Do I hold up the Quarter Pounder as a great sandwich? No, for that award I nominate the Mellow Cheddar at Nosworthy's. But I am not required by law or convention to like only things of high quality; neither am I required to dislike things of lesser quality. It is quite OK with me if you like kewpie dolls, matchbook collections and plastic Santa Claus displays. And if you don't like Picasso, Beethoven and Shakespeare, that's OK with me, too. But I earnestly request one thing. Please do not tell me that such and such is the greatest movie ever made when you really mean to say you like it. If you send me a soppy poem accompanied by photos of angelic infants looking beatifically toward the heavens and then tell me I should forward this great work of art to 10 friends I am not likely to comply. And probably you should refrain from asking my opinion.

Time is a test of quality, not the only test, but an important one. Picasso, Beethoven and Shakespeare have been around for a while. The Phantom of the Opera, Harry Potter, and Shania Twain have not. Will they join the ranks of greatness?
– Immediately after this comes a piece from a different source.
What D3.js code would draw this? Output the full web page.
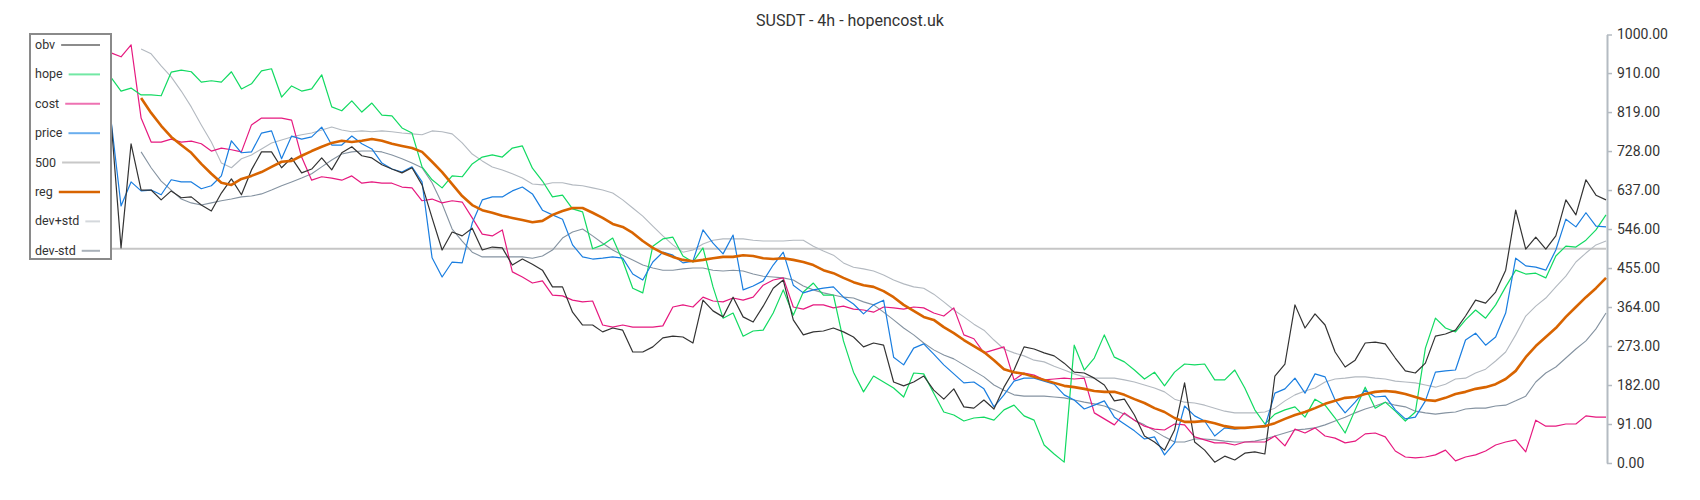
<!DOCTYPE html>
<html>
<head>
<meta charset="utf-8">
<script src="https://cdn.jsdelivr.net/npm/d3@7"></script>
<style>
  body { margin: 0; background: #fff; }
  svg { display: block; font-family: Roboto, "Noto Sans", sans-serif; }
</style>
</head>
<body>
<script>
// values, one per 4h candle
const obv = [801,502,745,637,637,614,635,619,621,602, 588,630,663,626,684,726,726,689,712,677,
  686,712,684,724,738,717,712,696,686,677, 689,649,572,497,539,530,548,497,504,502,
  462,476,464,450,411,411,352,322,322,306, 315,310,259,259,271,292,296,294,280,380,
  355,341,387,341,329,366,408,427,334,299, 306,308,315,306,294,271,280,275,189,180,
  189,203,170,149,173,131,128,147,126,177, 217,271,266,257,250,233,212,210,198,182,
  145,149,112,63,49,30,77,187,49,30, 2,16,7,23,26,21,203,231,369,315,
  348,322,259,224,240,280,282,278,245,215, 210,233,296,301,310,343,380,373,399,450,
  590,499,527,499,530,614,579,661,625,614]

const hope = [900,868,875,859,859,857,912,917,913,889, 892,889,913,873,885,915,920,854,880,868,
  873,906,831,822,845,819,840,812,810,782, 770,691,661,642,670,668,698,714,719,714,
  735,740,688,658,621,625,593,586,500,509, 525,472,408,397,506,523,527,483,469,502,
  411,338,350,296,308,310,350,404,345,399, 420,392,392,285,212,166,203,189,175,154,
  210,208,163,119,112,98,105,107,100,124, 135,110,100,42,21,2,275,217,245,299,
  247,236,217,196,212,180,212,231,229,231, 194,194,217,175,124,91,114,124,131,107,
  149,135,105,70,124,177,128,142,121,98, 119,268,338,315,306,334,357,338,369,411,
  450,441,443,432,483,506,504,520,544,579]

const cost = [957,948,976,805,749,749,756,749,751,745, 728,735,731,726,789,805,805,805,800,714,
  660,668,665,660,670,653,656,653,653,644, 642,612,616,607,612,609,572,534,530,544,
  446,434,420,425,392,390,380,376,378,322, 317,322,317,317,317,320,364,369,364,387,
  378,376,385,380,387,415,427,432,364,359, 369,369,362,366,359,357,352,364,362,359,
  364,362,350,343,362,299,290,257,264,271, 194,210,205,194,196,198,196,198,117,103,
  89,117,100,86,79,77,91,89,61,54, 47,47,42,49,49,49,63,40,79,70,
  82,63,58,47,51,68,70,61,28,14, 12,14,19,30,5,14,19,28,42,49,
  54,26,100,86,86,91,91,110,107,107]

const price = [801,600,656,635,637,626,661,656,656,640, 647,670,752,724,726,770,775,710,763,756,
  761,784,742,742,763,745,733,700,686,679, 691,656,479,434,469,467,560,614,621,621,
  635,644,628,590,579,569,509,481,476,478, 481,478,441,427,469,492,485,467,471,544,
  513,488,532,404,413,425,462,492,415,397, 404,408,411,387,371,348,369,380,247,229,
  268,278,254,229,208,187,189,173,131,159, 191,198,198,191,184,159,147,126,135,145,
  107,91,75,56,61,19,47,133,110,98, 63,82,79,82,84,84,163,173,198,163,
  208,201,147,117,142,170,154,156,124,103, 107,145,212,215,217,287,303,275,294,350,
  478,460,457,450,497,569,551,584,553,551]

const reg = [null,null,null,852,817,787,761,742,724,698, 675,654,649,663,670,679,691,703,705,717,
  728,738,747,752,749,752,756,752,745,740, 735,726,703,679,651,623,602,590,584,577,
  572,567,562,565,579,588,595,595,584,572, 558,551,537,518,502,490,481,474,471,474,
  478,481,481,485,483,478,476,478,474,469, 462,450,443,432,422,415,411,401,387,369,
  355,341,334,317,303,287,273,259,240,219, 212,208,201,194,187,180,177,173,168,166,
  166,159,149,140,128,119,105,96,96,98, 93,86,82,82,84,86,93,103,112,119,
  128,138,145,152,154,161,166,168,166,161, 154,147,145,152,161,166,173,177,184,196,
  215,247,273,294,315,341,364,387,408,432]

const devUp = [null,null,null,966,955,927,901,868,831,789, 749,700,689,710,719,733,747,754,761,766,
  770,777,784,777,773,775,773,775,773,770, 768,766,775,773,768,747,721,705,691,684,
  675,665,651,649,654,654,649,647,642,637, 630,614,595,576,553,530,509,492,497,511,
  520,523,523,523,520,518,518,518,520,520, 506,495,485,467,457,453,448,439,427,418,
  411,408,394,376,357,341,324,310,287,266, 257,250,240,236,226,217,208,201,198,198,
  198,194,189,182,175,166,149,142,140,135, 128,121,117,117,117,119,128,145,159,168,
  175,189,196,198,201,201,198,196,191,189, 187,182,177,184,196,198,210,219,238,259,
  299,343,366,385,411,436,469,490,509,518]

const devDn = [null,null,null,726,689,658,637,616,607,602, 607,612,616,621,623,628,637,647,656,665,
  675,691,707,721,726,728,728,726,719,710, 700,689,654,605,546,518,492,481,481,481,
  481,481,478,483,497,525,539,546,530,513, 497,485,474,462,455,450,450,453,455,455,
  450,448,450,448,441,436,434,432,427,413, 404,397,392,387,385,376,369,352,334,315,
  299,280,264,252,243,229,215,201,182,170, 159,156,156,156,154,152,147,142,138,133,
  124,114,100,89,75,61,49,49,56,56, 54,51,49,49,51,56,63,70,77,79,
  82,89,98,107,117,126,133,142,135,131, 121,117,114,117,119,126,128,128,133,135,
  145,156,189,210,224,245,266,285,313,350]

const level = 500
const yTicks = [0, 91, 182, 273, 364, 455, 546, 637, 728, 819, 910, 1000]
const legendNames = ['obv', 'hope', 'cost', 'price', '500', 'reg', 'dev+std', 'dev-std']

const width = 1700
const height = 500

const svg = d3.select('body')
  .append('svg')
  .attr('width', width)
  .attr('height', height)

const x = d3.scaleLinear()
  .domain([0, obv.length - 1])
  .range([111, 1606])

const y = d3.scaleLinear()
  .domain([0, 1000])
  .range([463, 34.5])

// title
svg.append('text')
  .attr('x', 850)
  .attr('y', 26)
  .attr('text-anchor', 'middle')
  .attr('font-size', 16)
  .attr('fill', '#333')
  .text('SUSDT - 4h - hopencost.uk')

// right axis
const axis = svg.append('g')
  .attr('transform', 'translate(1607,0)')
  .call(d3.axisRight(y).tickValues(yTicks).tickFormat(d => d.toFixed(2)).tickSize(5).tickSizeOuter(0).tickPadding(5))

axis.select('.domain').attr('stroke', '#b4bbc2').attr('stroke-width', 2)
axis.selectAll('.tick line').attr('stroke', '#b4bbc2').attr('stroke-width', 1.5)
axis.selectAll('.tick text')
  .attr('fill', '#333')
  .attr('font-size', 14)
  .attr('font-family', 'Roboto, sans-serif')

// the 500 level
svg.append('line')
  .attr('x1', x(0))
  .attr('x2', x(obv.length - 1))
  .attr('y1', y(level))
  .attr('y2', y(level))
  .attr('stroke', '#c6c6c6')
  .attr('stroke-width', 2)

const series = [
  { name: 'dev+std', values: devUp, color: '#b3b9c0', width: 1.1 },
  { name: 'dev-std', values: devDn, color: '#8593a1', width: 1.1 },
  { name: 'cost', values: cost, color: '#e6197f', width: 1.2 },
  { name: 'hope', values: hope, color: '#12da62', width: 1.2 },
  { name: 'price', values: price, color: '#1a7ee0', width: 1.2 },
  { name: 'obv', values: obv, color: '#333', width: 1.2 },
  { name: 'reg', values: reg, color: '#d86400', width: 2.6 }
]

const line = d3.line()
  .defined(d => d != null)
  .x((d, i) => x(i))
  .y(d => y(d))

svg.selectAll('path.series')
  .data(series)
  .enter()
  .append('path')
  .attr('class', 'series')
  .attr('d', d => line(d.values))
  .attr('fill', 'none')
  .attr('stroke', d => d.color)
  .attr('stroke-width', d => d.width)
  .attr('stroke-linejoin', 'round')

// legend
const legendColors = {
  'obv': '#8c8c8c', 'hope': '#72e8a4', 'cost': '#ee72b2', 'price': '#6aaeee',
  '500': '#c8c8c8', 'reg': '#d86400', 'dev+std': '#d4d8dc', 'dev-std': '#a9b1b9'
}

const legend = svg.append('g')

legend.append('rect')
  .attr('x', 30)
  .attr('y', 34)
  .attr('width', 81)
  .attr('height', 225)
  .attr('fill', '#fff')
  .attr('stroke', '#8a8a8a')
  .attr('stroke-width', 2)

const item = legend.selectAll('g.item')
  .data(legendNames)
  .enter()
  .append('g')
  .attr('class', 'item')
  .attr('transform', (d, i) => `translate(0,${45 + i * 29.4})`)

item.append('text')
  .attr('x', 35)
  .attr('y', 4)
  .attr('font-size', 12.5)
  .attr('fill', '#333')
  .text(d => d)

item.each(function (d) {
  const g = d3.select(this)
  const w = g.select('text').node().getComputedTextLength()
  g.append('line')
    .attr('x1', 35 + w + 6)
    .attr('x2', 100)
    .attr('y1', 0)
    .attr('y2', 0)
    .attr('stroke', legendColors[d])
    .attr('stroke-width', d === 'reg' ? 2.6 : 2)
})
</script>
</body>
</html>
I have no idea; it is much too soon to tell. Rabidly devoted fans need not try to persuade the rest of us that Harry Potter is a better drawn character than King Lear or that Bob Dylan is a better poet than Wordsworth. The world is quite large; many great things are in it and we need feel no necessity to compete. I own two books written to cure my own pretensions - "The Stuffed Owl: An Anthology of Bad Verse" and "Fifty Great Works of Literature We Could Do Without," which includes essays on The Scarlet Letter, Moby Dick and 48 others. Can we call a truce here?